### INSTRUCTION
From the first line of the listing below to the line with "plt.rcParams['font.family'] = ['DejaVu", print each line exactly, and nothing more. Leave out the pictures.

### DATASET EXTRACT
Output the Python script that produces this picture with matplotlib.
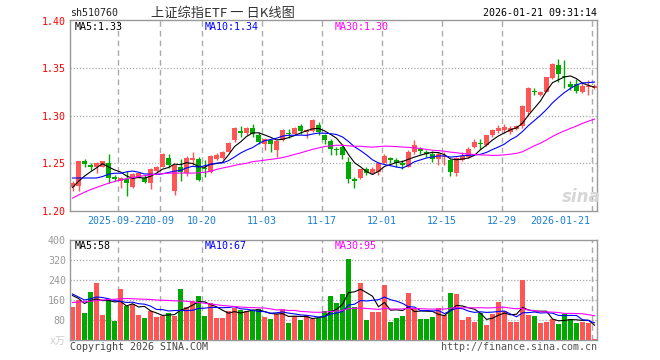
"""
上证综指ETF 日K线图（含成交量）
"""
import matplotlib.pyplot as plt
import numpy as np
import pandas as pd

plt.rcParams['font.family'] = ['DejaVu Sans Mono', 'Noto Sans CJK SC']

# K线数据（开 高 低 收）
opens = [1.2246, 1.2264, 1.2519, 1.2484, 1.2463, 1.2466, 1.2501, 1.2351, 1.2316, 1.2337,
         1.2246, 1.2350, 1.2344, 1.2295, 1.2421, 1.2466, 1.2561, 1.2204, 1.2466, 1.2396,
         1.2537, 1.2544, 1.2449, 1.2403, 1.2547, 1.2561, 1.2624, 1.2747, 1.2841, 1.2816,
         1.2872, 1.2795, 1.2708, 1.2743, 1.2645, 1.2743, 1.2816, 1.2813, 1.2893, 1.2830,
         1.2837, 1.2907, 1.2795, 1.2732, 1.2648, 1.2673, 1.2515, 1.2330, 1.2340, 1.2435,
         1.2393, 1.2410, 1.2505, 1.2561, 1.2540, 1.2505, 1.2463, 1.2620, 1.2648, 1.2620,
         1.2603, 1.2550, 1.2568, 1.2533, 1.2393, 1.2533, 1.2568, 1.2673, 1.2711, 1.2690,
         1.2802, 1.2837, 1.2848, 1.2830, 1.2858, 1.2890, 1.3040, 1.3262, 1.3220, 1.3255,
         1.3400, 1.3541, 1.3425, 1.3331, 1.3331, 1.3250, 1.3300, 1.3296]
highs = [1.2316, 1.2525, 1.2547, 1.2501, 1.2512, 1.2526, 1.2596, 1.2372, 1.2351, 1.2414,
         1.2396, 1.2400, 1.2372, 1.2452, 1.2470, 1.2606, 1.2596, 1.2484, 1.2544, 1.2575,
         1.2624, 1.2571, 1.2533, 1.2586, 1.2607, 1.2631, 1.2725, 1.2886, 1.2897, 1.2886,
         1.2918, 1.2830, 1.2771, 1.2760, 1.2743, 1.2858, 1.2858, 1.2883, 1.2918, 1.2865,
         1.2963, 1.2935, 1.2813, 1.2760, 1.2673, 1.2708, 1.2568, 1.2358, 1.2445, 1.2456,
         1.2463, 1.2515, 1.2596, 1.2568, 1.2561, 1.2533, 1.2638, 1.2743, 1.2673, 1.2638,
         1.2627, 1.2620, 1.2620, 1.2550, 1.2568, 1.2620, 1.2673, 1.2760, 1.2760, 1.2802,
         1.2858, 1.2907, 1.2918, 1.2893, 1.2907, 1.3110, 1.3300, 1.3290, 1.3262, 1.3415,
         1.3555, 1.3605, 1.3585, 1.3365, 1.3385, 1.3345, 1.3375, 1.3335]
lows = [1.2211, 1.2211, 1.2456, 1.2431, 1.2400, 1.2459, 1.2291, 1.2316, 1.2239, 1.2151,
        1.2239, 1.2340, 1.2295, 1.2229, 1.2410, 1.2462, 1.2449, 1.2169, 1.2316, 1.2361,
        1.2484, 1.2309, 1.2358, 1.2393, 1.2537, 1.2544, 1.2620, 1.2729, 1.2782, 1.2800,
        1.2778, 1.2708, 1.2638, 1.2620, 1.2568, 1.2732, 1.2767, 1.2802, 1.2813, 1.2767,
        1.2830, 1.2795, 1.2708, 1.2592, 1.2592, 1.2550, 1.2288, 1.2235, 1.2330, 1.2375,
        1.2382, 1.2375, 1.2498, 1.2498, 1.2463, 1.2435, 1.2456, 1.2603, 1.2596, 1.2568,
        1.2515, 1.2480, 1.2487, 1.2368, 1.2368, 1.2522, 1.2557, 1.2662, 1.2655, 1.2683,
        1.2778, 1.2820, 1.2820, 1.2813, 1.2848, 1.2876, 1.3000, 1.3215, 1.3205, 1.3250,
        1.3390, 1.3355, 1.3290, 1.3270, 1.3240, 1.3240, 1.3225, 1.3285]
closes = [1.2295, 1.2519, 1.2491, 1.2456, 1.2498, 1.2519, 1.2344, 1.2337, 1.2344, 1.2291,
          1.2386, 1.2395, 1.2305, 1.2438, 1.2456, 1.2596, 1.2484, 1.2484, 1.2407, 1.2561,
          1.2554, 1.2326, 1.2435, 1.2579, 1.2589, 1.2624, 1.2719, 1.2869, 1.2824, 1.2876,
          1.2813, 1.2725, 1.2760, 1.2701, 1.2732, 1.2848, 1.2809, 1.2872, 1.2837, 1.2848,
          1.2952, 1.2830, 1.2743, 1.2655, 1.2641, 1.2590, 1.2330, 1.2316, 1.2435, 1.2393,
          1.2435, 1.2498, 1.2575, 1.2533, 1.2505, 1.2480, 1.2620, 1.2690, 1.2631, 1.2596,
          1.2543, 1.2603, 1.2578, 1.2410, 1.2557, 1.2578, 1.2655, 1.2725, 1.2704, 1.2795,
          1.2848, 1.2872, 1.2883, 1.2872, 1.2893, 1.3100, 1.3293, 1.3255, 1.3250, 1.3408,
          1.3545, 1.3445, 1.3405, 1.3303, 1.3265, 1.3310, 1.3320, 1.3320]
# 成交量（万手）
volumes = [132, 160, 108, 192, 228, 100, 164, 77, 204, 136,
           144, 100, 88, 116, 92, 96, 108, 96, 204, 132,
           156, 176, 96, 148, 88, 88, 116, 128, 120, 116,
           116, 124, 92, 84, 104, 124, 68, 96, 80, 100,
           84, 88, 116, 176, 148, 184, 324, 132, 228, 80,
           112, 112, 220, 72, 88, 96, 188, 124, 84, 84,
           92, 128, 100, 188, 184, 80, 92, 72, 108, 60,
           104, 152, 116, 72, 72, 240, 100, 96, 68, 72,
           84, 64, 104, 84, 68, 72, 68, 4]

# 均线最前面几根（更早的数据不在图里，直接从图上读）
ma5_head = [1.2245, 1.2310, 1.2365, 1.2410]
ma10_head = [1.2345, 1.2345, 1.2345, 1.2345, 1.2345, 1.2360, 1.2385, 1.2395, 1.2395]
ma30_head = [1.2133, 1.2165, 1.2195, 1.2222, 1.2245, 1.2268, 1.2290, 1.2308, 1.2325, 1.2338,
             1.2350, 1.2360, 1.2370, 1.2378, 1.2385, 1.2392, 1.2395, 1.2397, 1.2397, 1.2397,
             1.2397, 1.2400, 1.2405, 1.2415, 1.2435, 1.2450, 1.2462, 1.2478, 1.2490]
vma5_head = [178, 166, 146, 158]
vma10_head = [184, 172, 160, 165, 172, 170, 165, 158, 155]
vma30_head = [150, 152, 153, 155, 158, 160, 162, 163, 165, 166,
              165, 164, 163, 162, 160, 159, 158, 157, 156, 155,
              152, 150, 147, 144, 141, 138, 136, 134, 132]

date_idx = [8, 15, 22, 32, 42, 52, 62, 72, 87]
date_labels = ['2025-09-22', '10-09', '10-20', '11-03', '11-17', '12-01', '12-15', '12-29', '2026-01-21']
price_ticks = [1.20, 1.25, 1.30, 1.35, 1.40]
vol_ticks = [0, 80, 160, 240, 320, 400]

RED = '#ff5555'
GREEN = '#00a800'
GRID = '#aaaaaa'
W, H = 660, 360


def ma_line(values, n, head):
    s = pd.Series(values, dtype=float).rolling(n).mean().values
    s[:n - 1] = head
    return s


def fx(px):
    return px / W


def fy(py):
    return 1 - py / H


o = np.array(opens)
c = np.array(closes)
x = np.arange(len(o))
up = c >= o
colors = np.where(up, RED, GREEN)
grid_x = np.array(date_idx) - 0.417
xlim = (-0.417, 87.417)

fig = plt.figure(figsize=(6.6, 3.6), dpi=100)
ax = fig.add_axes([fx(70), fy(211), fx(527), 191 / H])
ax2 = fig.add_axes([fx(70), fy(340), fx(527), 100 / H])

# K线
ax.vlines(x, lows, highs, colors=colors, lw=1, zorder=2)
body = np.maximum(np.abs(c - o), 0.0011)
ax.bar(x, body, bottom=np.minimum(o, c), width=0.8, color=colors, zorder=2)
ax.plot(x, ma_line(closes, 5, ma5_head), color='black', lw=0.8, zorder=3)
ax.plot(x, ma_line(closes, 10, ma10_head), color='#0000ff', lw=0.8, zorder=3)
ax.plot(x, ma_line(closes, 30, ma30_head), color='#ff00ff', lw=0.8, zorder=3)

for g in grid_x:
    ax.axvline(g, color=GRID, lw=1, ls=(0, (4, 3)), zorder=1)
    ax2.axvline(g, color=GRID, lw=1, ls=(0, (4, 3)), zorder=1)
for p in price_ticks[1:-1]:
    ax.axhline(p, color=GRID, lw=0.9, ls=(0, (1, 1.5)), zorder=1)
for v in vol_ticks[1:-1]:
    ax2.axhline(v, color=GRID, lw=0.9, ls=(0, (1, 1.5)), zorder=1)

ax.set_xlim(*xlim)
ax.set_ylim(1.1997, 1.4011)
ax.set_yticks(price_ticks)
ax.set_yticklabels(['%.2f' % p for p in price_ticks], color='red', fontsize=7.2)
ax.set_xticks([])
ax.tick_params(length=0, pad=3)

# 日期标签，第一个稍往左挪，最后一个右对齐
xt = ax.get_xaxis_transform()
for i, (g, lab) in enumerate(zip(grid_x, date_labels)):
    ha, dx = 'center', 0
    if i == 0:
        ha, dx = 'right', 29.5 / 6
    if i == len(date_labels) - 1:
        ha, dx = 'right', -0.3
    ax.text(g + dx, -10 / 191, lab, transform=xt, ha=ha, va='center',
            color='#1a80d0', fontsize=7.2)

# 成交量
ax2.bar(x, volumes, width=0.8, color=colors, zorder=2)
ax2.plot(x, ma_line(volumes, 5, vma5_head), color='black', lw=0.8, zorder=3)
ax2.plot(x, ma_line(volumes, 10, vma10_head), color='#0000ff', lw=0.8, zorder=3)
ax2.plot(x, ma_line(volumes, 30, vma30_head), color='#ff00ff', lw=0.8, zorder=3)
ax2.set_xlim(*xlim)
ax2.set_ylim(0, 400)
ax2.set_xticks([])
ax2.set_yticks(vol_ticks)
ax2.set_yticklabels(['x万'] + [str(v) for v in vol_ticks[1:]], color='#999999', fontsize=7.2)
ax2.get_yticklabels()[0].set_color('#cccccc')
ax2.tick_params(length=0, pad=3)

for a in (ax, ax2):
    for s in a.spines.values():
        s.set_color('#999999')
        s.set_linewidth(1)

# 文字
fig.text(fx(70), fy(13), 'sh510760', fontsize=7.2, color='#222222', va='center')
fig.text(fx(223), fy(13), '上证综指ETF 一 日K线图', fontsize=9.5, color='#333333',
         va='center', ha='center', family=['Noto Sans CJK SC', 'DejaVu Sans'])
fig.text(fx(597), fy(13), '2026-01-21 09:31:14', fontsize=7.2, color='black', va='center', ha='right')
for txt, px, col in [('MA5:1.33', 75, 'black'), ('MA10:1.34', 205, '#0000ff'), ('MA30:1.30', 335, '#ff00ff')]:
    fig.text(fx(px), fy(27), txt, fontsize=7.2, color=col, va='center')
for txt, px, col in [('MA5:58', 75, 'black'), ('MA10:67', 205, '#0000ff'), ('MA30:95', 335, '#ff00ff')]:
    fig.text(fx(px), fy(246), txt, fontsize=7.2, color=col, va='center')
fig.text(fx(70), fy(347), 'Copyright 2026 SINA.COM', fontsize=7.2, color='#444444', va='center')
fig.text(fx(597), fy(347), 'http://finance.sina.com.cn', fontsize=7.2, color='#555555', va='center', ha='right')
fig.text(fx(581), fy(197), 'sina', fontsize=12, color='#d6d6d6', style='italic', weight='bold',
         va='center', ha='center', family='DejaVu Sans')

plt.savefig('out.png', dpi=100)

### OUTPUT OF THE TASK
Output the Python script that produces this picture with matplotlib.
"""
上证综指ETF 日K线图（含成交量）
"""
import matplotlib.pyplot as plt
import numpy as np
import pandas as pd

plt.rcParams['font.family'] = ['DejaVu Sans Mono', 'Noto Sans CJK SC']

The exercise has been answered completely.